Woodruff, who has an undergraduate degree in business administration and a law degree, said she was able to help get the Brown Avenue Canal flood control project funded to the tune of $3.7 million, noting the effort had languished since 1999.
Shepherd, who served in the House and the Senate, said he knows how to get bills through the legislative process and how to block bad laws. Addressing “the 600-pound gorilla” in the room, he said his guilty plea and two-year stint in prison for public corruption in 2008 make him an example for people who’ve made mistakes.
“I made a mistake. I own it. I don’t run from it,” he said. “I’m asking you for a second chance.”
Lyons, former president of the Woodmere Civic Association, said he would bring his experience working with residents of the largest enclosed subdivision in the state with him to Baton Rouge, if elected. That experience, he said, makes him the candidate who knows the true wants and needs of the district’s residents.

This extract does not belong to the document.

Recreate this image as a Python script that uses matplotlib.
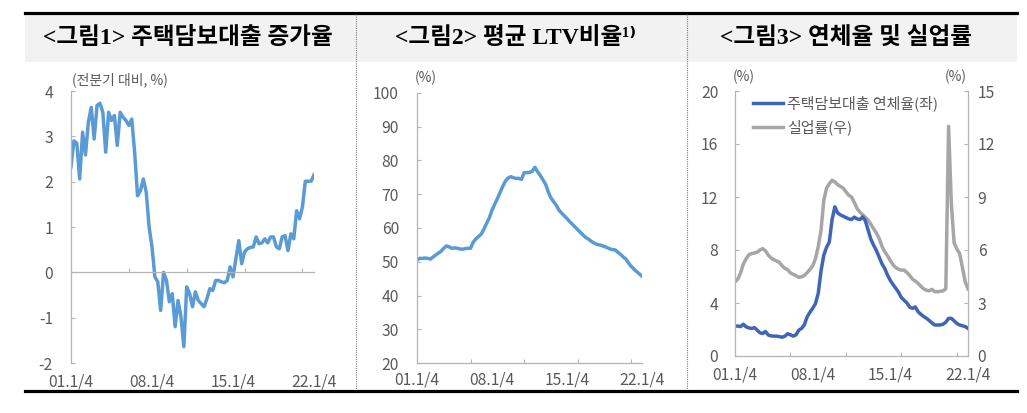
import matplotlib
matplotlib.use("Agg")
import matplotlib.pyplot as plt
from matplotlib.lines import Line2D
from matplotlib.patches import Rectangle

plt.rcParams["font.family"] = ["Noto Sans CJK KR", "DejaVu Sans"]
plt.rcParams["axes.unicode_minus"] = False

# 01.1/4 ~ 22.1/4, quarterly (85 points)
QUARTERS = [f"{y:02d}.{q}/4" for y in range(1, 23) for q in range(1, 5)][:85]
XLABELS = ["01.1/4", "08.1/4", "15.1/4", "22.1/4"]
XMARKS = [20, 40, 60, 80]

TITLES = ["<그림1> 주택담보대출 증가율",
          "<그림2> 평균 LTV비율¹⁾",
          "<그림3> 연체율 및 실업률"]

# <그림1> 주택담보대출 증가율 (전분기 대비, %)
loan_growth = [
    2.33, 2.90, 2.85, 2.06, 3.09, 2.59, 3.31, 3.64, 2.94, 3.68,
    3.73, 3.53, 2.65, 3.53, 3.35, 3.46, 2.80, 3.53, 3.42, 3.35,
    3.24, 3.38, 2.65, 1.69, 1.80, 2.06, 1.77, 1.00, 0.56, -0.10,
    -0.21, -0.84, 0.00, -0.18, -0.65, -0.47, -1.20, -0.62, -0.98, -1.64,
    -0.32, -0.47, -0.76, -0.43, -0.62, -0.69, -0.76, -0.58, -0.36, -0.40,
    -0.18, -0.18, -0.21, -0.23, -0.18, 0.12, -0.10, 0.30, 0.70, 0.19,
    0.45, 0.52, 0.55, 0.56, 0.78, 0.63, 0.65, 0.74, 0.65, 0.78,
    0.78, 0.56, 0.52, 0.78, 0.81, 0.48, 0.85, 0.74, 1.36, 1.18,
    1.44, 2.01, 2.01, 2.01, 2.15,
]

# <그림2> 평균 LTV비율 (%)
ltv_ratio = [
    50.5, 51.0, 51.0, 51.1, 51.0, 50.8, 51.4, 52.0, 52.6, 53.1,
    54.0, 54.7, 54.4, 54.0, 54.1, 54.0, 53.8, 53.7, 53.9, 54.0,
    54.0, 55.8, 56.8, 57.5, 58.2, 59.7, 61.4, 63.0, 65.3, 67.0,
    68.7, 70.5, 72.3, 73.9, 74.8, 75.2, 74.9, 74.7, 74.7, 74.4,
    76.4, 76.4, 76.5, 76.8, 78.0, 76.7, 75.6, 74.3, 73.0, 70.7,
    68.9, 67.8, 66.7, 65.3, 64.4, 63.6, 62.8, 61.9, 61.1, 60.3,
    59.5, 58.7, 57.9, 57.2, 56.7, 56.1, 55.6, 55.2, 55.0, 54.8,
    54.5, 54.2, 53.8, 53.6, 53.5, 52.8, 52.2, 51.4, 50.8, 49.6,
    48.6, 47.8, 47.1, 46.4, 45.7,
]

# <그림3> 주택담보대출 연체율(좌), 실업률(우)
delinquency = [
    2.26, 2.26, 2.22, 2.40, 2.20, 2.12, 2.08, 2.14, 1.95, 1.75,
    1.70, 1.85, 1.58, 1.52, 1.50, 1.50, 1.46, 1.42, 1.50, 1.68,
    1.60, 1.50, 1.60, 1.95, 2.08, 2.35, 2.95, 3.30, 3.60, 3.95,
    4.72, 6.40, 7.60, 8.20, 8.60, 10.30, 11.26, 10.80, 10.65, 10.55,
    10.45, 10.35, 10.30, 10.48, 10.35, 10.30, 10.50, 10.20, 9.50, 8.80,
    8.35, 7.95, 7.45, 6.95, 6.60, 6.10, 5.70, 5.38, 5.10, 4.80,
    4.40, 4.20, 4.00, 3.68, 3.60, 3.70, 3.34, 3.15, 2.98, 2.85,
    2.68, 2.50, 2.34, 2.34, 2.34, 2.40, 2.55, 2.84, 2.84, 2.65,
    2.45, 2.34, 2.28, 2.22, 2.08,
]
unemployment = [
    4.20, 4.35, 4.70, 5.20, 5.50, 5.73, 5.80, 5.83, 5.88, 6.00,
    6.08, 5.95, 5.71, 5.55, 5.45, 5.38, 5.30, 5.10, 4.96, 4.88,
    4.70, 4.62, 4.55, 4.45, 4.48, 4.56, 4.72, 4.90, 5.10, 5.50,
    6.18, 7.10, 8.80, 9.50, 9.75, 9.95, 9.85, 9.70, 9.60, 9.50,
    9.30, 9.10, 9.00, 8.70, 8.35, 8.15, 8.00, 7.85, 7.69, 7.45,
    7.20, 6.95, 6.65, 6.20, 5.90, 5.67, 5.40, 5.15, 5.00, 4.90,
    4.86, 4.86, 4.72, 4.55, 4.35, 4.24, 4.11, 3.95, 3.80, 3.72,
    3.69, 3.77, 3.64, 3.64, 3.66, 3.69, 3.80, 13.00, 8.60, 6.40,
    6.05, 5.80, 5.00, 4.20, 3.80,
]

BLUE_LIGHT = "#5B9BD5"
BLUE_DARK = "#3F65B8"
GREY_LINE = "#A6A6A6"
AXIS_GREY = "#B4B4B4"
TEXT_GREY = "#595959"
TICK_FS = 11.3

W, H = 1027, 413
PX = 0.72  # points per pixel at dpi 100

fig = plt.figure(figsize=(W / 100, H / 100), dpi=100, facecolor="white")


def px_axes(left, top, right, bottom):
    return fig.add_axes([left / W, 1 - bottom / H, (right - left) / W, (bottom - top) / H])


def style(ax, spines, ypad):
    for s in ["top", "right", "left", "bottom"]:
        ax.spines[s].set_visible(s in spines)
        ax.spines[s].set_color(AXIS_GREY)
        ax.spines[s].set_linewidth(0.9)
    ax.tick_params(direction="in", length=3, width=0.8, color=AXIS_GREY,
                   labelcolor=TEXT_GREY, labelsize=TICK_FS)
    ax.tick_params(axis="y", pad=ypad)
    ax.set_facecolor("none")


def x_axis(ax, dy_px):
    x = list(range(len(QUARTERS)))
    ax.set_xlim(x[0], x[-1])
    ax.set_xticks(XMARKS)
    ax.set_xticklabels([])
    for lab in XLABELS:
        ax.annotate(lab, xy=(QUARTERS.index(lab), 0), xycoords=("data", "axes fraction"),
                    xytext=(0, -dy_px * PX), textcoords="offset points",
                    ha="center", va="center", fontsize=TICK_FS, color=TEXT_GREY)
    return x


def unit_label(ax, text, xfrac, dx_px, dy_px, ha="center"):
    ax.annotate(text, xy=(xfrac, 1), xycoords="axes fraction",
                xytext=(dx_px * PX, dy_px * PX), textcoords="offset points",
                ha=ha, va="center", fontsize=10, color=TEXT_GREY)


# --- frame: title band, rules, separators ---
fig.patches.append(Rectangle((25 / W, 1 - 62 / H), (1017 - 25) / W, 49 / H,
                             transform=fig.transFigure, facecolor="#F2F2F2",
                             edgecolor="none", zorder=0))
for yy in (12.5, 391):
    fig.add_artist(Line2D([25 / W, 1017 / W], [1 - yy / H, 1 - yy / H],
                          transform=fig.transFigure, color="black", lw=2.3))
for xx in (356, 687):
    fig.add_artist(Line2D([xx / W, xx / W], [1 - 14 / H, 1 - 389 / H],
                          transform=fig.transFigure, color="#7F7F7F", lw=0.8,
                          linestyle=(0, (1, 1))))

for cx, title in zip((188, 516, 846), TITLES):
    fig.text(cx / W, 1 - 38 / H, title, ha="center", va="center", fontsize=17,
             fontweight="bold", color="black",
             family=["Liberation Serif", "Noto Sans CJK KR", "DejaVu Sans"])

# --- <그림1> ---
ax1 = px_axes(71, 91, 314, 363)
style(ax1, ["left", "bottom"], ypad=13)
ax1.spines["bottom"].set_position(("data", 0))
x = x_axis(ax1, 19)
ax1.plot(x, loan_growth, color=BLUE_LIGHT, lw=2.5, solid_joinstyle="round")
ax1.set_ylim(-2, 4)
ax1.set_yticks(range(-2, 5))
ax1.set_yticklabels([str(v) for v in range(-2, 5)])
unit_label(ax1, "(전분기 대비, %)", 0, 1, 11, ha="left")

# --- <그림2> ---
ax2 = px_axes(417, 93, 642, 363)
style(ax2, ["left", "bottom"], ypad=13)
x = x_axis(ax2, 17)
ax2.plot(x, ltv_ratio, color=BLUE_LIGHT, lw=2.5, solid_joinstyle="round")
ax2.set_ylim(20, 100)
ax2.set_yticks(range(20, 101, 10))
unit_label(ax2, "(%)", 0, 9, 15)

# --- <그림3> ---
ax3 = px_axes(735, 91, 968, 356)
ax3r = ax3.twinx()
style(ax3, ["left", "bottom"], ypad=12)
style(ax3r, ["right"], ypad=7)
x = x_axis(ax3, 19)
ax3r.plot(x, unemployment, color=GREY_LINE, lw=2.5, solid_joinstyle="round")
ax3.plot(x, delinquency, color=BLUE_DARK, lw=2.5, solid_joinstyle="round")
ax3.set_zorder(ax3r.get_zorder() + 1)
ax3.set_ylim(0, 20)
ax3.set_yticks(range(0, 21, 4))
ax3r.set_ylim(0, 15)
ax3r.set_yticks(range(0, 16, 3))
unit_label(ax3, "(%)", 0, 9, 14)
unit_label(ax3, "(%)", 1, -12, 14)

handles = [Line2D([], [], color=BLUE_DARK, lw=2.5), Line2D([], [], color=GREY_LINE, lw=2.5)]
ax3.legend(handles, ["주택담보대출 연체율(좌)", "실업률(우)"], loc="upper left",
           bbox_to_anchor=(0.077, 0.985), frameon=False, fontsize=10.8,
           handlelength=2.0, handletextpad=0.25, labelspacing=0.55,
           borderpad=0, borderaxespad=0, labelcolor=TEXT_GREY)

fig.savefig("out.png", dpi=100, facecolor="white")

Asked about gun control, all the House 87 candidates said they support tightening background checks, though Shepherd said he wouldn’t support anything that imposed a financial burden without some form of funding.
Asked about funding shortfalls at the Jefferson Parish Public Defenders Office, Lyons said he would work to make sure the office is fully funded, but offered no specifics. Woodruff said other court fees, possibly from diversion programs, could be looked at to increase funding.
Shepherd said he’d like to see the office fully funded, but said the money always has to come from somewhere and he’d never take it from education, health care or public safety.
In the race for House District 83, Marrero Democrat Kyle Green made a case for change against Billiot, the two-term incumbent.
“We complain about the way things are in our state, but we keep doing the same things over and over and expect different results,” said Green, who ran against Billiot four years ago.
Green said he would push to make changes to state budgeting to make it so that cuts don’t always have to come from health care and higher education, and that he would have voted to expand Medicaid in Louisiana under the Affordable Care Act.
Billiot, who has drawn criticism from Green for supporting some of Gov. Bobby Jindal’s initiatives, said that while it sometimes looked like the Legislature was “robbing Peter to pay Paul,” he and other representatives were always assured that the numbers would work out.
“We were possibly, at times, misled,” he said.
Nevertheless, Billiot said he always fought hard to make sure the district got its fair share of funding and projects, highlighting the construction of South Kenner Road and the expansion of the Huey P. Long Bridge.
He noted that he voted in support of John Bel Edwards’ bid to expand Medicaid under the ACA in the Legislature earlier this year.
Meanwhile, Normand showed up Tuesday prepared to debate his lone challenger, but political newcomer Anthony Bloise of Bridge City did not appear for the forum.
Nonetheless, before receiving the alliance’s endorsement, Normand was allotted time to address the audience. And the sheriff, chairman of the governing board of the publicly-owned East Jefferson General Hospital in Metairie, reiterated his belief that the financially-troubled hospital would survive even after an effort to lease it to a private operator fell apart earlier this year.
Normand also said the parish got a good deal in the pending agreement to lease its financially-troubled public hospital in Marrero, West Jefferson Medical Center, to LCMC Health for 45 years in exchange for at least $200 million in payments and $365 million in capital improvements.
The lease deal will officially close Sept. 30, a hospital commissioner said.